A wise woman said to me yesterday, "Don't mistake someone's emotional response to your work as a note."
Wow. If a reader is frustrated with the main character because the character is acting in a frustrating way, isn't that what you wanted to do, as an author? Wasn't the intention to get the reader to FEEL something?
Whenever I watch Michael in "The Office" I physically FEEL humiliated, embarrassed and mortified by and for him. Sometimes, I actually look away from the screen, or bury my face in my hands. Other times, I laugh, because, what other response is there?! Yet, I love this show. Love it!
Yes, Mary (the heroine in my book) is young, and naive, and passive and is not in control of her own life. I can see wholeheartedly why that is so frustrating. But, that's my point!!
In Kate Chopin's "The Awakening" Edna destroys her life. Destroys it! She destroys her marriage, her children, her friendships, her reputation...everything! All this in an attempt to find an autonomy that did not exist for women of that time period! All this destruction while she fantasizes about a young man whom she thinks she's fallen in love with, and when she is so ruined even HE won't have anything to with her, she swims out to the middle of the ocean and drowns. Stupid woman!! Stupid, stupid, woman!! It's my favorite book of all time.

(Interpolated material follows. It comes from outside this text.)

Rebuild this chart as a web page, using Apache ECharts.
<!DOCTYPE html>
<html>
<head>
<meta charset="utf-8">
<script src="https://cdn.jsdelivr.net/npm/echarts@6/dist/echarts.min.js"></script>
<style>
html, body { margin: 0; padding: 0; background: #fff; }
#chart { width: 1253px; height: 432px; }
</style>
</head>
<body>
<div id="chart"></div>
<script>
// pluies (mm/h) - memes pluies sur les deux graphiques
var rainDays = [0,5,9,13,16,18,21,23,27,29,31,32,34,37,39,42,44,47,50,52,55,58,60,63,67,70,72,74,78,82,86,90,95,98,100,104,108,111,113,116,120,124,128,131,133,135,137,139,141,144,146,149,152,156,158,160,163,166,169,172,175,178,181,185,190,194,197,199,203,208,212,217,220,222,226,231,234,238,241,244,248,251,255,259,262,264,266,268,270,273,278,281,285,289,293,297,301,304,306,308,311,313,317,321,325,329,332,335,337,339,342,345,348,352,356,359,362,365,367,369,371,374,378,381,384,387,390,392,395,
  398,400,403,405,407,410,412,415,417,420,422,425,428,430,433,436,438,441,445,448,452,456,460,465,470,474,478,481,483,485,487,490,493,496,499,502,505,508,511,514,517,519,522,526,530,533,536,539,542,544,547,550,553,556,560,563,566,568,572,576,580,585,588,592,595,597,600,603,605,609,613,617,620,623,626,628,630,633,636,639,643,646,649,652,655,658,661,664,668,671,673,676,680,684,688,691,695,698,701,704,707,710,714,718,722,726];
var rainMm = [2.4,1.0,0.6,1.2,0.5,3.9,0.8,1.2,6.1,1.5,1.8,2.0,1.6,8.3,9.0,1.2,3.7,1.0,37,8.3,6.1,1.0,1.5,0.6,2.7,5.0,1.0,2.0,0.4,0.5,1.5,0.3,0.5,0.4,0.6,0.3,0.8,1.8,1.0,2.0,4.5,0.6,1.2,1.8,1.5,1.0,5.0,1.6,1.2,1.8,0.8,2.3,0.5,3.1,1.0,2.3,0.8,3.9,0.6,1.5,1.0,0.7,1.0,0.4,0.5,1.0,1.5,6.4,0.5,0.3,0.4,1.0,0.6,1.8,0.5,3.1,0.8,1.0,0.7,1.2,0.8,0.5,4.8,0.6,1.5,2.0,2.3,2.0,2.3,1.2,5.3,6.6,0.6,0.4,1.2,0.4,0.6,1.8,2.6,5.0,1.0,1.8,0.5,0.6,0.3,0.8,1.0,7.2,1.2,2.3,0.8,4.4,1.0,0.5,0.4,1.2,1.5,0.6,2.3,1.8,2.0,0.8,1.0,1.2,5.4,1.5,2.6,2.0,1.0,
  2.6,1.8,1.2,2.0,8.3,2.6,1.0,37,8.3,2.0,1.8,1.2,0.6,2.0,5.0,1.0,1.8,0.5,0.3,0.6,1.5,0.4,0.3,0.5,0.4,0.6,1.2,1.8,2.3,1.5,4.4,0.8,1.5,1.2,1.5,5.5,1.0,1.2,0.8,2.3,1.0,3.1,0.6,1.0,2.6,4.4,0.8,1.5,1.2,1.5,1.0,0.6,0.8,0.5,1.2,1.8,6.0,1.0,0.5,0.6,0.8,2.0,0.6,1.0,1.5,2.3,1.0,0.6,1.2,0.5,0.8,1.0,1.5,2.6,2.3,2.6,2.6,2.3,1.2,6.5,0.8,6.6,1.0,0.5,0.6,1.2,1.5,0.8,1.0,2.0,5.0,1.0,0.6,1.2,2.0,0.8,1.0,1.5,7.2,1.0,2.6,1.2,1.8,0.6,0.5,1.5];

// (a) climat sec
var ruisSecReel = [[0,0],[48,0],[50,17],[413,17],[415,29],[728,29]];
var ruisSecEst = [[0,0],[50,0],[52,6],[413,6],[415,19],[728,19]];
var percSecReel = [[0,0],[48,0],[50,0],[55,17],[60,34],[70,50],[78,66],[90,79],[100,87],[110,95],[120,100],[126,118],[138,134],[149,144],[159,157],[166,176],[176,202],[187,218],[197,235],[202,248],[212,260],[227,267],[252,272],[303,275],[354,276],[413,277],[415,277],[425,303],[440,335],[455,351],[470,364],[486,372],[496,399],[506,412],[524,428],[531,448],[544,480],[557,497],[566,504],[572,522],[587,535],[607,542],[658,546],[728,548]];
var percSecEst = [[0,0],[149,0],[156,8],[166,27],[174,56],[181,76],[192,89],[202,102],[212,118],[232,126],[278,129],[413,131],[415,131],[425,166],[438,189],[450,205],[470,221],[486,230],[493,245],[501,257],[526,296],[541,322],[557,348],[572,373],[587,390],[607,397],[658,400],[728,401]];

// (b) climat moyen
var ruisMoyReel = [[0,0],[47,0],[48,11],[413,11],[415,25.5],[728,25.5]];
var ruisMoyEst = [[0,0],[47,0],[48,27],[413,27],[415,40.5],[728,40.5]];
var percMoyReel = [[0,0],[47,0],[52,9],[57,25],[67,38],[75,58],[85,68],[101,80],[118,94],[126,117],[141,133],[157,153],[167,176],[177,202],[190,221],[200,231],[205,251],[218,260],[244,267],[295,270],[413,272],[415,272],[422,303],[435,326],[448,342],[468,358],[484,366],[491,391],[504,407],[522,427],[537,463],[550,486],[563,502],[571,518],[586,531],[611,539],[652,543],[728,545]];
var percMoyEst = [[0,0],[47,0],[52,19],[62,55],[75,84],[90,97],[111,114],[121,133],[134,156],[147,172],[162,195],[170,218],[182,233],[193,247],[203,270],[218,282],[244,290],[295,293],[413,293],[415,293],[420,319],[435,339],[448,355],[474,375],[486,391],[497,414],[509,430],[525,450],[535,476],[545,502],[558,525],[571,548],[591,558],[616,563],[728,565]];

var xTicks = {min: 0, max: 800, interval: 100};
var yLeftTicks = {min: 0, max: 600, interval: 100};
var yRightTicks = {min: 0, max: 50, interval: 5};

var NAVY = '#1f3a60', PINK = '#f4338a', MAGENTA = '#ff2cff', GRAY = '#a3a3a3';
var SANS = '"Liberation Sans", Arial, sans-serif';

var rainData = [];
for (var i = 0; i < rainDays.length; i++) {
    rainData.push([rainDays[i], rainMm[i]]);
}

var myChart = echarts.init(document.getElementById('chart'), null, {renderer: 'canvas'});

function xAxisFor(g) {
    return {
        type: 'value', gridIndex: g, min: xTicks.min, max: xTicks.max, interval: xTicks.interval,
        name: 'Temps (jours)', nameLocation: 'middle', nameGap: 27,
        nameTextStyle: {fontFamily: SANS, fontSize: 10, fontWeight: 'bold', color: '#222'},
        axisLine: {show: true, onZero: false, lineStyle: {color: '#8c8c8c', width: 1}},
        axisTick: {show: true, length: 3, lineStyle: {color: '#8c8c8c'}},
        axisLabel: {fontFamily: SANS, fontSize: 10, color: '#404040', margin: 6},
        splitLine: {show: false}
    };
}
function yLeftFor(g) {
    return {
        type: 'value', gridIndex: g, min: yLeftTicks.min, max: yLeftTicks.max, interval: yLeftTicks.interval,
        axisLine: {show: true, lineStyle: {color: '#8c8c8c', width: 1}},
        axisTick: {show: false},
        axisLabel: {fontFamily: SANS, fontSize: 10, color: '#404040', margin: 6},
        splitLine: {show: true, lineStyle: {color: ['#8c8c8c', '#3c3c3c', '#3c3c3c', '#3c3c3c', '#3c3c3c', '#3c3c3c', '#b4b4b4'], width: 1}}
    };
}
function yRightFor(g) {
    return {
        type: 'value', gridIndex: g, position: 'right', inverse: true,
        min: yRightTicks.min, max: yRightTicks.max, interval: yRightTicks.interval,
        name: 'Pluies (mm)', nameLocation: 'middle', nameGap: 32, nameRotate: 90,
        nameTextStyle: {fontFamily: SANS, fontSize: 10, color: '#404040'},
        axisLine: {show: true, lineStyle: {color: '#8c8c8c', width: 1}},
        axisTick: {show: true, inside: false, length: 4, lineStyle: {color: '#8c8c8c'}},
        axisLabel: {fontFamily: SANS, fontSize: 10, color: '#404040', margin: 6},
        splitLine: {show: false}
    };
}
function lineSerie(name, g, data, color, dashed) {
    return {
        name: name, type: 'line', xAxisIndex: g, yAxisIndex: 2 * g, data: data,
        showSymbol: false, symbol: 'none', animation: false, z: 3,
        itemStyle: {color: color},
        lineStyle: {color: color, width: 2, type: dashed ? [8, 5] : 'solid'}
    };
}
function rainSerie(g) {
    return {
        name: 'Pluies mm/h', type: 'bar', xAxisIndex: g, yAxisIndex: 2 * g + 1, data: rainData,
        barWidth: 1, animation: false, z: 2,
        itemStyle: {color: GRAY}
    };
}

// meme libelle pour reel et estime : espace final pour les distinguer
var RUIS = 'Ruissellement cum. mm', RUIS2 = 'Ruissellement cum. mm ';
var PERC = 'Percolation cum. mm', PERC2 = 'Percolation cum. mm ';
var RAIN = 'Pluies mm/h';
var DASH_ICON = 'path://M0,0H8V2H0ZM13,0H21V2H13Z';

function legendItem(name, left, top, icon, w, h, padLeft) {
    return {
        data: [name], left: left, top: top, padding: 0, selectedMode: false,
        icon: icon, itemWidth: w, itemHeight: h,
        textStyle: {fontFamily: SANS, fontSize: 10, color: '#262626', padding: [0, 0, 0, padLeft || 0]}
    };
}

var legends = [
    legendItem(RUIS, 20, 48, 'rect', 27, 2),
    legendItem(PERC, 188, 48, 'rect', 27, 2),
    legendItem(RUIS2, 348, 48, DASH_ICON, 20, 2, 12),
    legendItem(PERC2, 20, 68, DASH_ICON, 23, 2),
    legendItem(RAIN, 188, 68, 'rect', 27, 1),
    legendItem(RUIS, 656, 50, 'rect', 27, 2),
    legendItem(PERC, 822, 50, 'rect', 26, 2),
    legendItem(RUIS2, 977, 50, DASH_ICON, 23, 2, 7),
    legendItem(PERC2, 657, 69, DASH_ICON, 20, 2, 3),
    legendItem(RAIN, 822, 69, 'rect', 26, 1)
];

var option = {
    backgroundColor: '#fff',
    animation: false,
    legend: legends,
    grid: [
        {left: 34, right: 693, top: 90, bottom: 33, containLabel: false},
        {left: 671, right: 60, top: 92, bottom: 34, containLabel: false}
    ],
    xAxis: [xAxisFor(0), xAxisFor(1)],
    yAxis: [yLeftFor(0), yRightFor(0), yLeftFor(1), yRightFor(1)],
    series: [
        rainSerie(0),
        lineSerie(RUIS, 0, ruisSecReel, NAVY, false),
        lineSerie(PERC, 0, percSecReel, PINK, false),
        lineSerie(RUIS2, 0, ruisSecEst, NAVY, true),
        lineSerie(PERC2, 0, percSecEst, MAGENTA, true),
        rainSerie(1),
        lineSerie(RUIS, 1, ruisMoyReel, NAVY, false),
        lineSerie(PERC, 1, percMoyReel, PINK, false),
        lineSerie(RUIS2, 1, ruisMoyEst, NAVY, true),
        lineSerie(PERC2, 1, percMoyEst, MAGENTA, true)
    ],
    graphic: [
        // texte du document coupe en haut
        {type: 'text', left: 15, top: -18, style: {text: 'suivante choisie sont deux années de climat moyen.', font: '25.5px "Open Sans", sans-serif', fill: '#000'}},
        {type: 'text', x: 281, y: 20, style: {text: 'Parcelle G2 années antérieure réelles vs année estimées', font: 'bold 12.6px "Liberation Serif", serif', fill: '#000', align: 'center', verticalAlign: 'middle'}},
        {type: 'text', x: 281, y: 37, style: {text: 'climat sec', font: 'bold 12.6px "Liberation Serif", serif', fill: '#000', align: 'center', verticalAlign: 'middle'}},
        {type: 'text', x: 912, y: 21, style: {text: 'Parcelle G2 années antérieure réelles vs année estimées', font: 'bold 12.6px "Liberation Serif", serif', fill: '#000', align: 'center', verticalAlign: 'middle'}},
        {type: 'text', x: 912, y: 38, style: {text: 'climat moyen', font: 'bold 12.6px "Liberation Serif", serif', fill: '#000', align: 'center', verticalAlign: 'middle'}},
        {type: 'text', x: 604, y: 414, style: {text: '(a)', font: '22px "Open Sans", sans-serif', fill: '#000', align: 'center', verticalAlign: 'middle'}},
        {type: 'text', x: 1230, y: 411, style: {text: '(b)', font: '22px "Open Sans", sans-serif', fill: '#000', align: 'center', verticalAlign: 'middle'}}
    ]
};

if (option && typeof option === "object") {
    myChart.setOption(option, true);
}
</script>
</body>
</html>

The real question is, do you like her enough to keep reading?
Or him?
When Frank McCourt was starving to death in Ireland because he was so poor, a circumstance completely out of his control because of his age and location, you, the reader, keep reading because you want to see how he gets out of that mess.
Same thing here, with Mary.
One reader said, after reading my book, "I just couldn't put it down, because I couldn't see how she was going to get through it."
Do not confuse emotional responses as notes.
Sometimes, whether the reader knows it or not, it's a validation of everything you tried to accomplish.